Di sanalah, beliau berguru dengan KH Hasyim Asy’ari. Bahkan, salah satu pendiri Nahdlatul Ulama (NU) itu meminta Kiai Abbas untuk melawan para preman yang tidak menghendaki berdirinya pesantren. Mereka kerap menodongkan pisau ke penghuni yang tinggal di pondok yang berdinding bambu.
”Mbah Abbas dikenal punya ilmu kanuragan sehingga diminta membereskan perompak di sekitar Tebuireng,” ucap Muhammad bin Abdullah Abbas, salah seorang cucu Kiai Abbas kepada Kompas, Kamis (10/11/2022). Para preman itu pun berhenti mengganggu pesantren.

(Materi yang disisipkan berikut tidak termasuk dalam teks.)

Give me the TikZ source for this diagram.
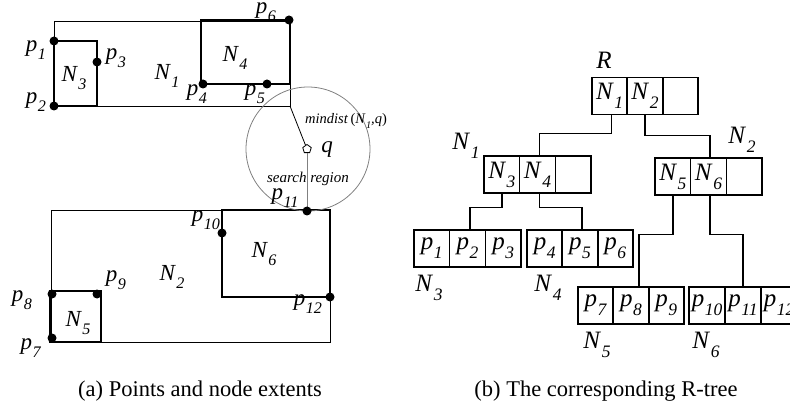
\documentclass[tikz,border=0pt]{standalone}
\usepackage{fontspec}
\setmainfont{Liberation Serif}
\usepackage{graphicx}
\usetikzlibrary{shapes.geometric}
\newcommand\lb[2]{\textit{#1}\kern0.02em\raisebox{-0.36em}{\scalebox{0.7}{\textit{#2}}}}
\begin{document}
\begin{tikzpicture}[x=1pt,y=-1pt,
  lab/.style={inner sep=0pt, font=\fontsize{23}{23}\selectfont},
  thinr/.style={line width=0.9pt},
  thickr/.style={line width=2.6pt},
  cell/.style={draw, line width=1.5pt, minimum width=35.6pt, minimum height=37pt, inner sep=0pt, font=\fontsize{25}{25}\selectfont},
  conn/.style={line width=1.4pt},
  captxt/.style={inner sep=0pt, font=\fontsize{22.5}{22.5}\selectfont}]
\useasboundingbox (0,0) rectangle (790,414);
% ---------- (a) ----------
\draw[thinr] (54,21) rectangle (290,106);
\draw[thickr] (54,41) rectangle (97,106);
\draw[thickr] (201,20) rectangle (290,84);
\draw[thinr] (51,210) rectangle (330,342);
\draw[thickr] (222,210) rectangle (330,297);
\draw[thickr] (50,291) rectangle (101,342);
% search circle
\draw[gray, line width=0.8pt] (308,149) circle (62);
\coordinate (corner) at (290,106);
\coordinate (p11c) at (307,211);
\node[regular polygon, regular polygon sides=5, draw, fill=white, line width=0.8pt, minimum size=9pt, inner sep=0pt] (q) at (307,149) {};
\draw[line width=0.8pt] (q) -- (corner);
\draw[gray, line width=1pt] (q) -- (p11c);
% points
\foreach \x/\y in {54/41,54/106,97/62,203/84,267/84,289/20,222/233,307/211,330/297,52/294,97/294,52/338}
  \fill (\x,\y) circle (4.5);
% labels
\node[lab] (lp1) at (36,50) {\lb{p}{1}};
\node[lab] (lp2) at (36,102) {\lb{p}{2}};
\node[lab] (lp3) at (116,58) {\lb{p}{3}};
\node[lab] (lN3) at (74,78) {\lb{N}{3}};
\node[lab] (lN1) at (167,76) {\lb{N}{1}};
\node[lab] (lN4) at (235,58) {\lb{N}{4}};
\node[lab] (lp4) at (197,94) {\lb{p}{4}};
\node[lab] (lp5) at (255,94) {\lb{p}{5}};
\node[lab] (lp6) at (266,12) {\lb{p}{6}};
\node[inner sep=0pt, anchor=west, font=\fontsize{14.5}{14.5}\selectfont] (md) at (305,121) {\textit{mindist}\,(\lb{N}{1}\textit{,q})};
\node[lab] (lq) at (327,150) {\textit{q}};
\node[inner sep=0pt, font=\fontsize{15}{15}\selectfont] (sr) at (308,179) {\textit{search region}};
\node[lab] (lp11) at (285,198) {\lb{p}{11}};
\node[lab] (lp10) at (206,220) {\lb{p}{10}};
\node[lab] (lN6) at (264,254) {\lb{N}{6}};
\node[lab] (lN2) at (172,277) {\lb{N}{2}};
\node[lab] (lp9) at (116,280) {\lb{p}{9}};
\node[lab] (lp8) at (22,300) {\lb{p}{8}};
\node[lab] (lN5) at (78,323) {\lb{N}{5}};
\node[lab] (lp7) at (31,348) {\lb{p}{7}};
\node[lab] (lp12) at (308,304) {\lb{p}{12}};
% ---------- (b) ----------
\node[lab, font=\fontsize{25}{25}\selectfont] (R) at (604,60) {\textit{R}};
\node[cell] (r1) at (609.7,96) {\lb{N}{1}};
\node[cell] (r2) at (645,96) {\lb{N}{2}};
\node[cell] (r3) at (680.3,96) {};
\node[lab, font=\fontsize{25}{25}\selectfont] (tN1) at (466,146) {\lb{N}{1}};
\node[cell] (a1) at (501.8,174.5) {\lb{N}{3}};
\node[cell] (a2) at (537.5,174.5) {\lb{N}{4}};
\node[cell] (a3) at (573.2,174.5) {};
\node[lab, font=\fontsize{25}{25}\selectfont] (tN2) at (742,140) {\lb{N}{2}};
\node[cell] (b1) at (672.8,176.5) {\lb{N}{5}};
\node[cell] (b2) at (708.5,176.5) {\lb{N}{6}};
\node[cell] (b3) at (744.2,176.5) {};
% leaves
\node[cell] (c1) at (431.8,248.5) {\lb{p}{1}};
\node[cell] (c2) at (467.5,248.5) {\lb{p}{2}};
\node[cell] (c3) at (503.2,248.5) {\lb{p}{3}};
\node[lab, font=\fontsize{25}{25}\selectfont] (tN3) at (429,288) {\lb{N}{3}};
\node[cell] (d1) at (544.7,248.5) {\lb{p}{4}};
\node[cell] (d2) at (580,248.5) {\lb{p}{5}};
\node[cell] (d3) at (615.3,248.5) {\lb{p}{6}};
\node[lab, font=\fontsize{25}{25}\selectfont] (tN4) at (548,288) {\lb{N}{4}};
\node[cell] (e1) at (595.7,305.5) {\lb{p}{7}};
\node[cell] (e2) at (631,305.5) {\lb{p}{8}};
\node[cell] (e3) at (666.3,305.5) {\lb{p}{9}};
\node[lab, font=\fontsize{25}{25}\selectfont] (tN5) at (597,345) {\lb{N}{5}};
\node[cell] (f1) at (707,305.5) {\lb{p}{10}};
\node[cell] (f2) at (743,305.5) {\lb{p}{11}};
\node[cell] (f3) at (779,305.5) {\lb{p}{12}};
\node[lab, font=\fontsize{25}{25}\selectfont] (tN6) at (706,345) {\lb{N}{6}};
% connectors
\draw[conn] ([xshift=2pt]r1.south) -- ++(0,18) -| ([xshift=2pt]a2.north);
\draw[conn] (r2.south) -- ++(0,20) -| ([xshift=1.5pt]b2.north);
\draw[conn] (a1.south) -- ++(0,14) -| ([xshift=2.5pt]c2.north);
\draw[conn] ([xshift=2pt]a2.south) -- ++(0,14) -| ([xshift=2pt]d2.north);
\draw[conn] (b1.south) -- ++(0,39) -| ([xshift=8pt]e2.north);
\draw[conn] ([xshift=1.5pt]b2.south) -- ++(0,39) -| (f2.north);
% captions
\node[captxt] (capa) at (200,391) {(a) Points and node extents};
\node[captxt] (capb) at (606,391) {(b) The corresponding R-tree};
\end{tikzpicture}
\end{document}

Bahkan, menurut dia, Kiai Abbas pernah membantu melawan para bandit yang ingin mengacaukan sejumlah pesantren di Jawa. Kalangan santri mengenal ilmu beliau sebagai silat Buntet. Konon, hanya keluarga Kiai Abbas yang mengetahui satu jurus pamungkas tersebut.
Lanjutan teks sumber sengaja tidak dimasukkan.